Given records –
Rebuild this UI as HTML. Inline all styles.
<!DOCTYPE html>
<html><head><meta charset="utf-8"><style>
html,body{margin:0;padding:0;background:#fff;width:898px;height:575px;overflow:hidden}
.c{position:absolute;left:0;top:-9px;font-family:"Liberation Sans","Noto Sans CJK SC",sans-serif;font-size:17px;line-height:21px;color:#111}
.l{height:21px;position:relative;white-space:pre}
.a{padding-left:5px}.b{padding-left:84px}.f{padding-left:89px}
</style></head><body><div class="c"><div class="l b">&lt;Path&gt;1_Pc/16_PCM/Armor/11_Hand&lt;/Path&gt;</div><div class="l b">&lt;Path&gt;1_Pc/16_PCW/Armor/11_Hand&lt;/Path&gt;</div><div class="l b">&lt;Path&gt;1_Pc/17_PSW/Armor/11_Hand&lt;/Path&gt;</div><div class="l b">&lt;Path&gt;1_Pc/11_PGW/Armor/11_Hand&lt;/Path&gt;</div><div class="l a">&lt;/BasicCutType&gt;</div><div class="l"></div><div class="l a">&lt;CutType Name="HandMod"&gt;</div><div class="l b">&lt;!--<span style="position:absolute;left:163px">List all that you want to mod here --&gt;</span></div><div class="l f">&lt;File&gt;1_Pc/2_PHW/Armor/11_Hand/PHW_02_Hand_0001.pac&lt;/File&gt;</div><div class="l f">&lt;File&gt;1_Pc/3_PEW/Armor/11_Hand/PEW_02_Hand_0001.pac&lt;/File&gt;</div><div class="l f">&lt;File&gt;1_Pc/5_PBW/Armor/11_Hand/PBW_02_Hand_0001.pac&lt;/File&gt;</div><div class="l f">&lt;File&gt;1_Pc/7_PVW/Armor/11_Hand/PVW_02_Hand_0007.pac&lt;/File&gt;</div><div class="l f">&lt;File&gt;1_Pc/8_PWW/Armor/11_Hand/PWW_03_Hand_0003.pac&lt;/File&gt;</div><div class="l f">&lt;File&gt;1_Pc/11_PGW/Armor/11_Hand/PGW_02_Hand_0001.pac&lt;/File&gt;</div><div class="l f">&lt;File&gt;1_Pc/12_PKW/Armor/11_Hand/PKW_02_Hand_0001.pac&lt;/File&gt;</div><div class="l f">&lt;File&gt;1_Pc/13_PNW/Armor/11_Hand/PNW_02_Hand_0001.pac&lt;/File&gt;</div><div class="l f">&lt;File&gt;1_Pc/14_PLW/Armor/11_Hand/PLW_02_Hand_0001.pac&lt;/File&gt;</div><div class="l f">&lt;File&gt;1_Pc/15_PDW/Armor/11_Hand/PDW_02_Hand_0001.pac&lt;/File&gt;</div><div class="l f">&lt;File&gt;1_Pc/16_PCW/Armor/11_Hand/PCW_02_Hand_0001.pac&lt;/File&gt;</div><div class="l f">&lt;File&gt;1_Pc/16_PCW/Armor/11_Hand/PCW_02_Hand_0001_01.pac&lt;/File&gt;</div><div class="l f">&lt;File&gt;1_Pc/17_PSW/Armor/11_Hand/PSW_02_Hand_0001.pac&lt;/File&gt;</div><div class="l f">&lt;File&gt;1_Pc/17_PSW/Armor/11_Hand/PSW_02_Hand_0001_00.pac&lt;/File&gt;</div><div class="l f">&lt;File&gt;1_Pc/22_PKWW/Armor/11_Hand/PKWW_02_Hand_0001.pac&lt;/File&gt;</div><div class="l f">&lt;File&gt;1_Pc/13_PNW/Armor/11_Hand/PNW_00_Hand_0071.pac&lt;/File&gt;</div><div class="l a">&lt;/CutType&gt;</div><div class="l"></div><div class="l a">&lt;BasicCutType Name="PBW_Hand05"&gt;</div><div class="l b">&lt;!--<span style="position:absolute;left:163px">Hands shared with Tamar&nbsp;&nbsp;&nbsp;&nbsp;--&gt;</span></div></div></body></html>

...

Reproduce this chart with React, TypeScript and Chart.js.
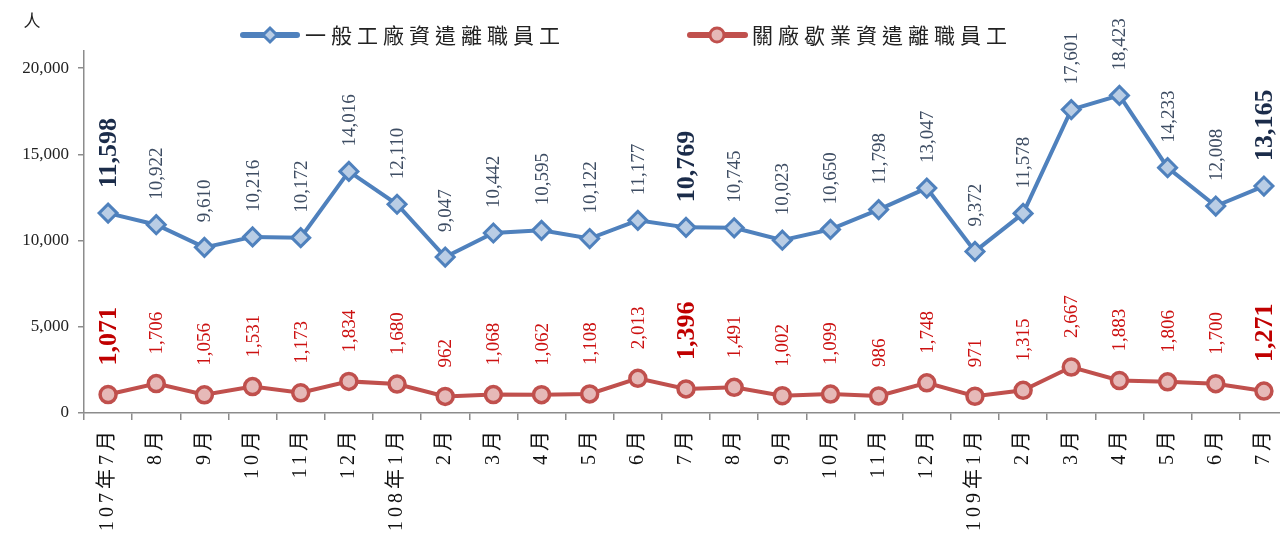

Stated problem – State how many lines of the data include the word "this", with nothing else.

Task output – 2